GTX 480 vs. HD 5870, 8x AA Performance Analysis, Part 3
DiRT 2 Demo – (DX9c)
Colin McRae: DiRT 2 is a racing game that was released in September 2009, and is the sequel to Colin McRae: Dirt. It includes many new race-events, including stadium events as your RV travels from one event to another in many real-world environments across four continents. Dirt 2 includes five different event types even allowing you to compete at new locations. It also includes a new multiplayer mode. Dirt 2 is powered by an updated version of the EGO engine which was featured in Race Driver: Grid. This updated EGO engine also features an updated physics engine.
We have been using the Dirt 2 demo to benchmark up until now as it works just as well as in the retail game – until you try to run DX11 on a NVIDIA DX11 card, in which case it reverts back to DX9c. Evidently the developer did not provide support for NVIDIA’s new DX11 card in the demo although the retail game has no such issues. Since we ran all of our tests with the Dirt 2 demo in Part One, it was too late to switch to the full game for this Part 2. We instead edited the configuration file so that the HD 5870 also ran on the DX9 pathway so that we could have a solid apples-to-apples comparison of performance across all of the cards. Later on, in further testing, will use the full retail game for the DX11 pathway as the visuals are better.

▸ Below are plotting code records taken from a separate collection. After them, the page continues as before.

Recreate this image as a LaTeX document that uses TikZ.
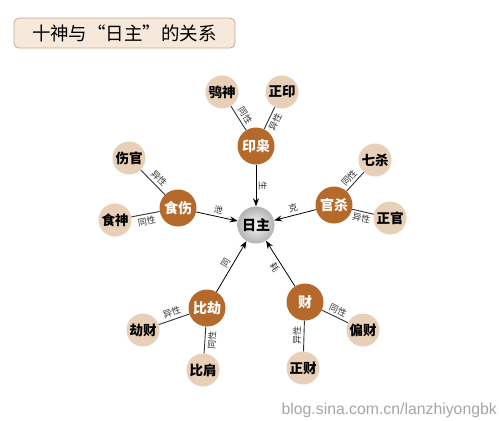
\documentclass[tikz,border=0pt]{standalone}
\usepackage{fontspec}
\setmainfont{Liberation Sans}
\newfontfamily\cjk{Noto Sans CJK SC}
\usetikzlibrary{arrows.meta,shadings}
\definecolor{brownc}{HTML}{B5692B}
\definecolor{peach}{HTML}{E8D0B8}
\definecolor{titlefill}{HTML}{F6E9DC}
\definecolor{titleline}{HTML}{C9A585}
\definecolor{linec}{HTML}{333333}
\tikzset{
  mainc/.style={circle, fill=brownc, minimum size=37pt, inner sep=0pt, text=white, font=\cjk\bfseries\fontsize{14}{14}\selectfont},
  subc/.style={circle, fill=peach, minimum size=33pt, inner sep=0pt, text=black, font=\cjk\bfseries\fontsize{13.5}{14}\selectfont},
  centerc/.style={circle, shading=radial, inner color=gray!8, outer color=gray!60, minimum size=37pt, inner sep=0pt, text=black, font=\cjk\bfseries\fontsize{14}{14}\selectfont},
  rel/.style={draw=linec, line width=0.9pt},
  arr/.style={draw=black, line width=0.8pt, -{Stealth[length=8pt,width=6pt]}},
  lab/.style={font=\cjk\fontsize{9}{9}\selectfont, text=black!80, sloped, inner sep=2.5pt},
}
\begin{document}
\begin{tikzpicture}[x=1pt,y=-1pt]
\useasboundingbox (0,0) rectangle (499,421);
\fill[white] (0,0) rectangle (499,421);
% title
\node[draw=titleline, fill=titlefill, rounded corners=5pt, line width=0.8pt, minimum width=221pt, minimum height=30pt, font=\cjk\fontsize{18.5}{18.5}\selectfont] (title) at (124.5,33) {十神与“日主”的关系};
% center
\node[centerc] (rz) at (256,225) {日主};
% main nodes
\node[mainc] (yx) at (256,146) {印枭};
\node[mainc] (ss) at (178,208) {食伤};
\node[mainc] (gs) at (334,205) {官杀};
\node[mainc] (bj) at (207,308) {比劫};
\node[mainc] (cai) at (305,302) {财};
% sub nodes
\node[subc] (xs) at (222,92) {鸮神};
\node[subc] (zy) at (282,92) {正印};
\node[subc] (sg) at (129,158) {伤官};
\node[subc] (sshen) at (115,220) {食神};
\node[subc] (qs) at (375,160) {七杀};
\node[subc] (zg) at (390,218) {正官};
\node[subc] (jc) at (143,330) {劫财};
\node[subc] (bjian) at (203,370) {比肩};
\node[subc] (pc) at (363,330) {偏财};
\node[subc] (zc) at (303,368) {正财};
% relation lines
\draw[rel] (xs) -- node[lab, above, pos=0.55] {同性} (yx);
\draw[rel] (zy) -- node[lab, below, pos=0.55] {异性} (yx);
\draw[rel] (sg) -- node[lab, above, pos=0.55] {异性} (ss);
\draw[rel] (sshen) -- node[lab, below] {同性} (ss);
\draw[rel] (qs) -- node[lab, above, pos=0.55] {同性} (gs);
\draw[rel] (zg) -- node[lab, below] {异性} (gs);
\draw[rel] (jc) -- node[lab, above] {异性} (bj);
\draw[rel] (bjian) -- node[lab, below] {同性} (bj);
\draw[rel] (pc) -- node[lab, above] {同性} (cai);
\draw[rel] (zc) -- node[lab, above] {异性} (cai);
% arrows to center
\draw[arr] (yx) -- node[lab, above] {生} (rz);
\draw[arr] (ss) -- node[lab, above] {泄} (rz);
\draw[arr] (gs) -- node[lab, above] {克} (rz);
\draw[arr] (cai) -- node[lab, below] {耗} (rz);
\draw[arr] (bj) -- node[lab, above] {同} (rz);
% watermark
\node[font=\fontsize{15.8}{16}\selectfont, text=gray!70, anchor=east, inner sep=0pt] (wm) at (497,410) {blog.sina.com.cn/lanzhiyongbk};
\end{tikzpicture}
\end{document}
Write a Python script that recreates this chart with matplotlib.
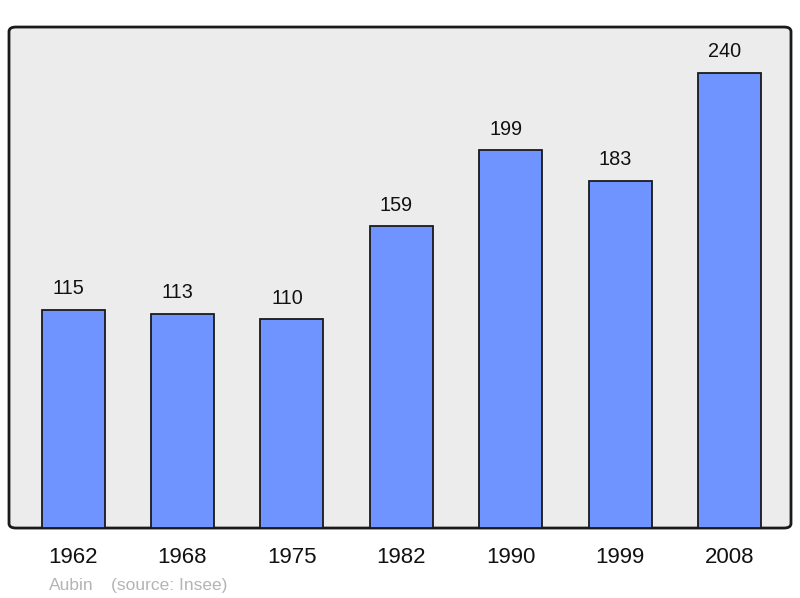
import matplotlib.pyplot as plt
from matplotlib.patches import FancyBboxPatch

years = ['1962', '1968', '1975', '1982', '1990', '1999', '2008']
population = [115, 113, 110, 159, 199, 183, 240]

plt.rcParams['font.family'] = ['Liberation Sans', 'DejaVu Sans']

fig = plt.figure(figsize=(8, 5.98), dpi=100)
ax = fig.add_axes([0.01125, 0.117, 0.9775, 0.8378])
ax.set_facecolor('none')

# rounded frame with grey fill, drawn behind the bars
frame = FancyBboxPatch((0, 0), 1, 1,
                       boxstyle='round,pad=0,rounding_size=0.009',
                       transform=ax.transAxes, facecolor='#ececec',
                       edgecolor='#1a1a1a', linewidth=2, zorder=0,
                       clip_on=False)
ax.add_patch(frame)

x = range(len(years))
ax.bar(x, population, width=0.576, color='#7094ff', edgecolor='#1a1a1a',
       linewidth=1.3, zorder=2)
for xi, v in zip(x, population):
    ax.text(xi - 0.045, v + 6, str(v), ha='center', va='bottom', fontsize=14.3,
            color='#111111')

ax.set_xlim(-0.585, 6.56)
ax.set_ylim(0, 264)
ax.set_xticks(list(x))
ax.set_xticklabels(years, fontsize=16, color='#111111')
ax.tick_params(axis='x', length=0, pad=14)
ax.set_yticks([])
for sp in ax.spines.values():
    sp.set_visible(False)

fig.text(0.061, 0.014, 'Aubin', fontsize=12.5, color='#b4b4b4')
fig.text(0.139, 0.014, '(source: Insee)', fontsize=12.5, color='#b4b4b4')

fig.savefig('out.png', dpi=100)
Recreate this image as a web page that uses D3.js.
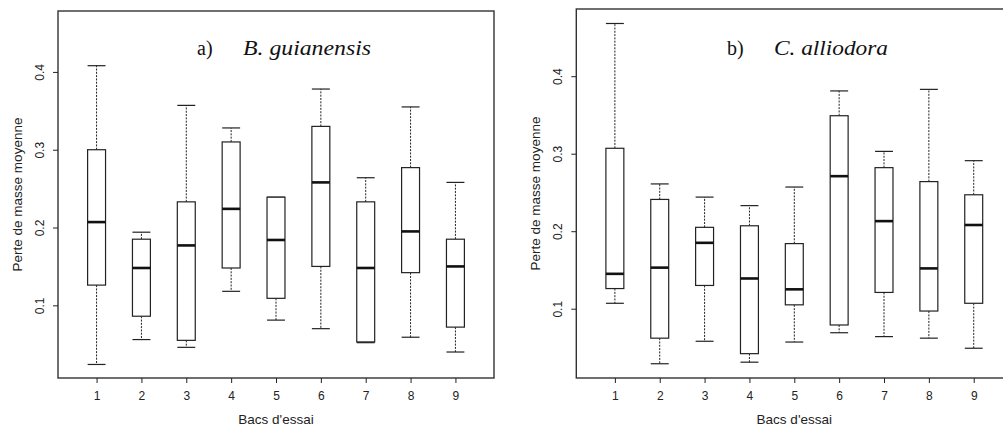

First we test our two video cards at 2560×1600:
The GTX 480 pulls ahead of the HD 5870 in a not so tight race when they are set at 4xAA and the GTX improves its lead when they are set to run with 8xAA. What about 1920×1200?
Again the GTX 480 leads and pulls even further ahead of the HD 5870 when they are both at 8xAA. So let’s look at the 1680×1050 results:
Dirt 2 gets the checkered flag with the GTX 480 on the DX9c pathway, especially as it is pushed to its 8xAA red line. We look forward to bringing you DX11 results in subsequent testing.
Please take into consideration that nVidia uses a different version of AntiAliasing starting 8x and up, therefore comparisons are henceforth limited at best. Sadly I don’t have a direct link right now, but please take it into consideration before drawing (final) conclusions.
We took special care to make sure that identical AA settings were applied in all of our benchmarks including for Crysis. We even noted that in the full retail game, Just Cause 2, that we observed the benchmark results showed the Radeon was running at 8xCSAA while the GeForce was 8xAA.
However, we have since learned from AMD that the benchmark results are wrongly identifying 8xMSAA as CSAA. The Radeon is actually running 8xMSAA and this minor issue will be addressed in a future patch.
Everything we test is “apples to apple” unless it is specified in the review.